Given task:
Print only the lines from the top of the data through the line with "const ecoli = [790, 1040, 700, 1180, 860]", both included, skipping every picture.

Data shown:
┌────────
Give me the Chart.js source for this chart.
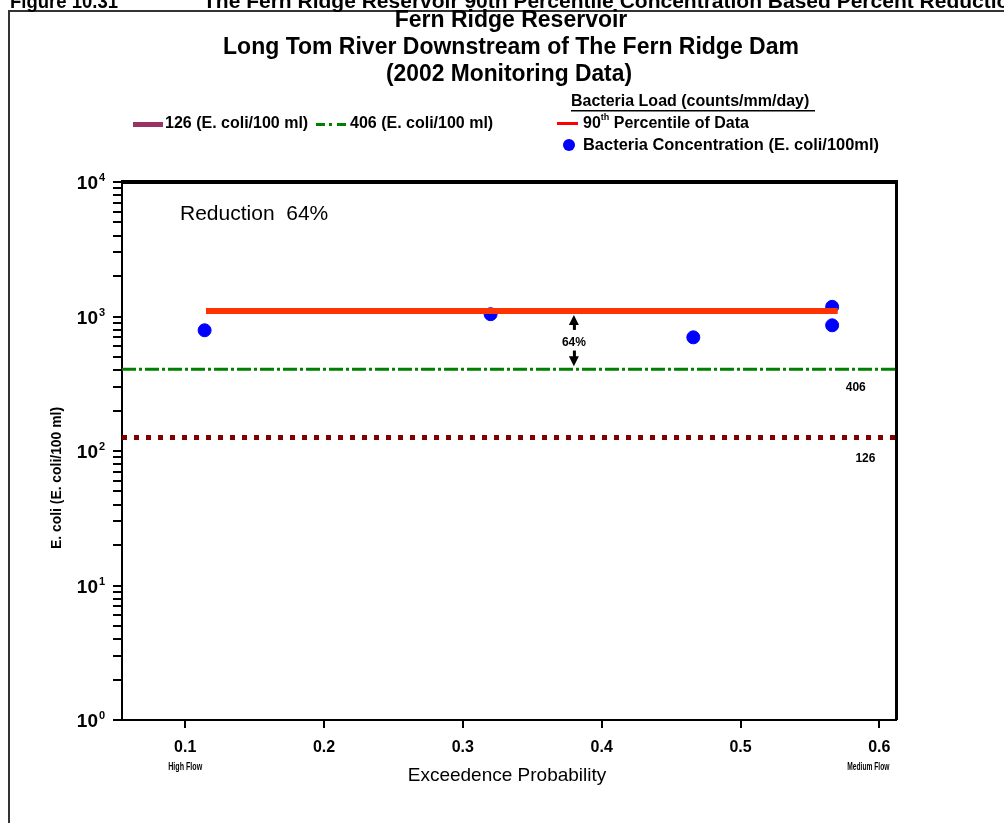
<!DOCTYPE html>
<html>
<head>
<meta charset="utf-8">
<script src="https://cdn.jsdelivr.net/npm/chart.js@4.4.0/dist/chart.umd.min.js"></script>
<style>
body{margin:0;background:#fff}
</style>
</head>
<body>
<canvas id="chart" width="1004" height="823"></canvas>
<script>
// monitoring samples (exceedence probability, E. coli /100 ml)
const exceedence = [0.114, 0.320, 0.466, 0.566, 0.566]
const ecoli = [790, 1040, 700, 1180, 860]

// 90th percentile of data
const pctX = [0.115, 0.570]
const pctY = [1100, 1100]

// criteria lines
const critX = [0.0545, 0.612]
const crit406 = [406, 406]
const crit126 = [126, 126]

const xTicks = [0.1, 0.2, 0.3, 0.4, 0.5, 0.6]
const yDecades = [1, 10, 100, 1000, 10000]
const yExp = ["0", "1", "2", "3", "4"]
const reduction = "64%"

const NARROW = '"Liberation Sans Narrow","Liberation Sans",Arial,sans-serif'
const SANS = '"Liberation Sans",Arial,sans-serif'

// minor + major log ticks
const yTicks = []
yDecades.slice(0, -1).forEach(d => {
  for (let m = 1; m < 10; m++) yTicks.push(d * m)
})
yTicks.push(10000)

function txt(ctx, s, x, y, font, align, maxW) {
  ctx.font = font
  ctx.textAlign = align || "left"
  ctx.textBaseline = "middle"
  ctx.fillStyle = "#000"
  if (maxW) ctx.fillText(s, x, y, maxW)
  else ctx.fillText(s, x, y)
}

const extras = {
  id: "extras",
  afterDraw(chart) {
    const ctx = chart.ctx
    const sx = chart.scales.x
    const sy = chart.scales.y
    const a = chart.chartArea
    ctx.save()

    // page frame
    ctx.strokeStyle = "#333"
    ctx.lineWidth = 2
    ctx.beginPath()
    ctx.moveTo(9, 823)
    ctx.lineTo(9, 11)
    ctx.lineTo(1004, 11)
    ctx.stroke()

    // figure caption (cut at top)
    ctx.font = "bold 21px " + SANS
    ctx.textAlign = "left"
    ctx.textBaseline = "alphabetic"
    ctx.fillStyle = "#000"
    ctx.fillText("Figure 10.31", 10, 8, 108)
    ctx.fillText("The Fern Ridge Reservoir 90th Percentile Concentration Based Percent Reduction", 203, 8)

    // titles
    txt(ctx, "Fern Ridge Reservoir", 511, 21, "bold 23px " + NARROW, "center", 233)
    txt(ctx, "Long Tom River Downstream of The Fern Ridge Dam", 511, 48, "bold 23px " + NARROW, "center", 578)
    txt(ctx, "(2002 Monitoring Data)", 509, 75, "bold 23px " + NARROW, "center", 246)

    // legend
    ctx.fillStyle = "#993366"
    ctx.fillRect(133, 122, 30, 5)
    txt(ctx, "126 (E. coli/100 ml)", 165, 124, "bold 16px " + NARROW, "left", 146)
    ctx.strokeStyle = "#008000"
    ctx.lineWidth = 3
    ctx.setLineDash([9, 4, 3, 5])
    ctx.beginPath()
    ctx.moveTo(316, 124.5)
    ctx.lineTo(346, 124.5)
    ctx.stroke()
    ctx.setLineDash([])
    txt(ctx, "406 (E. coli/100 ml)", 350, 124, "bold 16px " + NARROW, "left", 148)

    txt(ctx, "Bacteria Load (counts/mm/day)", 571, 102, "bold 16px " + NARROW, "left", 244)
    ctx.fillStyle = "#000"
    ctx.fillRect(571, 110, 244, 1.5)
    ctx.fillStyle = "#ff0000"
    ctx.fillRect(557, 122, 21, 3)
    txt(ctx, "90", 583, 124, "bold 16px " + NARROW, "left")
    let w = ctx.measureText("90").width
    txt(ctx, "th", 583 + w, 118, "bold 9px " + NARROW, "left")
    let w2 = ctx.measureText("th").width
    txt(ctx, " Percentile of Data", 583 + w + w2, 124, "bold 16px " + NARROW, "left", 757 - 583 - w - w2)
    ctx.fillStyle = "#0000ff"
    ctx.beginPath()
    ctx.arc(569, 145, 6, 0, Math.PI * 2)
    ctx.fill()
    txt(ctx, "Bacteria Concentration (E. coli/100ml)", 583, 145, "bold 17px " + NARROW, "left", 296)

    // plot frame top and right
    ctx.fillStyle = "#000"
    ctx.fillRect(a.left - 1, a.top - 2, a.right - a.left + 3, 4)
    ctx.fillRect(a.right - 1, a.top, 3, a.bottom - a.top)

    // y tick labels 10^n
    yDecades.forEach((v, i) => {
      const y = sy.getPixelForValue(v)
      txt(ctx, "10", 98, y + 2, "bold 19px " + SANS, "right")
      txt(ctx, yExp[i], 99, y - 4, "bold 11px " + SANS, "left")
    })

    // axis titles
    ctx.save()
    ctx.translate(57, 478)
    ctx.rotate(-Math.PI / 2)
    txt(ctx, "E. coli (E. coli/100 ml)", 0, 0, "bold 15px " + NARROW, "center", 142)
    ctx.restore()
    txt(ctx, "Exceedence Probability", 507, 776, "19px " + NARROW, "center", 212)
    txt(ctx, "High Flow", sx.getPixelForValue(0.1), 767, "bold 11px " + NARROW, "center", 34)
    txt(ctx, "Medium Flow", sx.getPixelForValue(0.6) - 11, 767, "bold 11px " + NARROW, "center", 42)

    // reduction text
    txt(ctx, "Reduction  " + reduction, 180, 214, "21px " + SANS, "left", 158)

    // criteria labels
    txt(ctx, String(crit406[0]), sx.getPixelForValue(0.583), sy.getPixelForValue(crit406[0]) + 19, "bold 12px " + SANS, "center")
    txt(ctx, String(crit126[0]), sx.getPixelForValue(0.590), sy.getPixelForValue(crit126[0]) + 21, "bold 12px " + SANS, "center")

    // reduction arrows between percentile and criterion
    const ax = sx.getPixelForValue(0.38)
    const yTop = sy.getPixelForValue(pctY[0]) + 4
    const yBot = sy.getPixelForValue(crit406[0]) - 3
    const ym = (yTop + yBot) / 2 + 2
    ctx.fillStyle = "#000"
    ctx.beginPath()
    ctx.moveTo(ax, yTop)
    ctx.lineTo(ax - 5, yTop + 10)
    ctx.lineTo(ax + 5, yTop + 10)
    ctx.closePath()
    ctx.fill()
    ctx.fillRect(ax - 1, yTop + 8, 3, 7)
    txt(ctx, reduction, ax, ym, "bold 12px " + NARROW, "center")
    ctx.fillRect(ax - 1, ym + 8, 3, 9)
    ctx.beginPath()
    ctx.moveTo(ax, yBot)
    ctx.lineTo(ax - 5, yBot - 10)
    ctx.lineTo(ax + 5, yBot - 10)
    ctx.closePath()
    ctx.fill()

    ctx.restore()
  }
}

new Chart(
  document.getElementById("chart"),
  {
    type: "scatter",
    data: {
      datasets: [
        {
          label: "90th Percentile of Data",
          data: pctX.map((x, i) => ({ x: x, y: pctY[i] })),
          showLine: true,
          borderColor: "#ff3300",
          borderWidth: 6,
          pointRadius: 0,
          order: 0
        },
        {
          label: "Bacteria Concentration (E. coli/100ml)",
          data: exceedence.map((x, i) => ({ x: x, y: ecoli[i] })),
          backgroundColor: "#0000ff",
          borderColor: "#0000ff",
          pointRadius: 6.5,
          order: 1
        },
        {
          label: "406 (E. coli/100 ml)",
          data: critX.map((x, i) => ({ x: x, y: crit406[i] })),
          showLine: true,
          borderColor: "#008000",
          borderWidth: 3,
          borderDash: [14, 3, 3, 3],
          pointRadius: 0,
          order: 2
        },
        {
          label: "126 (E. coli/100 ml)",
          data: critX.map((x, i) => ({ x: x, y: crit126[i] })),
          showLine: true,
          borderColor: "#800000",
          borderWidth: 5,
          borderDash: [5, 7],
          pointRadius: 0,
          order: 3
        }
      ]
    },
    options: {
      responsive: false,
      animation: false,
      layout: { padding: { left: 0, top: 182, right: 108, bottom: 0 } },
      plugins: {
        legend: { display: false },
        tooltip: { enabled: false }
      },
      scales: {
        x: {
          type: "linear",
          min: critX[0],
          max: critX[1],
          afterBuildTicks: s => { s.ticks = xTicks.map(v => ({ value: v })) },
          afterFit: s => { s.height = 103 },
          ticks: {
            color: "#000",
            padding: 10,
            font: { family: NARROW, size: 16, weight: "bold" },
            callback: v => v.toFixed(1)
          },
          grid: { drawOnChartArea: false, color: "#000", lineWidth: 2, tickLength: 8 },
          border: { color: "#000", width: 2 }
        },
        y: {
          type: "logarithmic",
          min: 1,
          max: 10000,
          afterBuildTicks: s => { s.ticks = yTicks.map(v => ({ value: v })) },
          afterFit: s => { s.width = 122 },
          ticks: { display: false },
          grid: { drawOnChartArea: false, color: "#000", lineWidth: 2, tickLength: 9 },
          border: { color: "#000", width: 2 }
        }
      }
    },
    plugins: [extras]
  }
)
</script>
</body>
</html>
└────────
Worked answer:
Give me the Chart.js source for this chart.
<!DOCTYPE html>
<html>
<head>
<meta charset="utf-8">
<script src="https://cdn.jsdelivr.net/npm/chart.js@4.4.0/dist/chart.umd.min.js"></script>
<style>
body{margin:0;background:#fff}
</style>
</head>
<body>
<canvas id="chart" width="1004" height="823"></canvas>
<script>
// monitoring samples (exceedence probability, E. coli /100 ml)
const exceedence = [0.114, 0.320, 0.466, 0.566, 0.566]
const ecoli = [790, 1040, 700, 1180, 860]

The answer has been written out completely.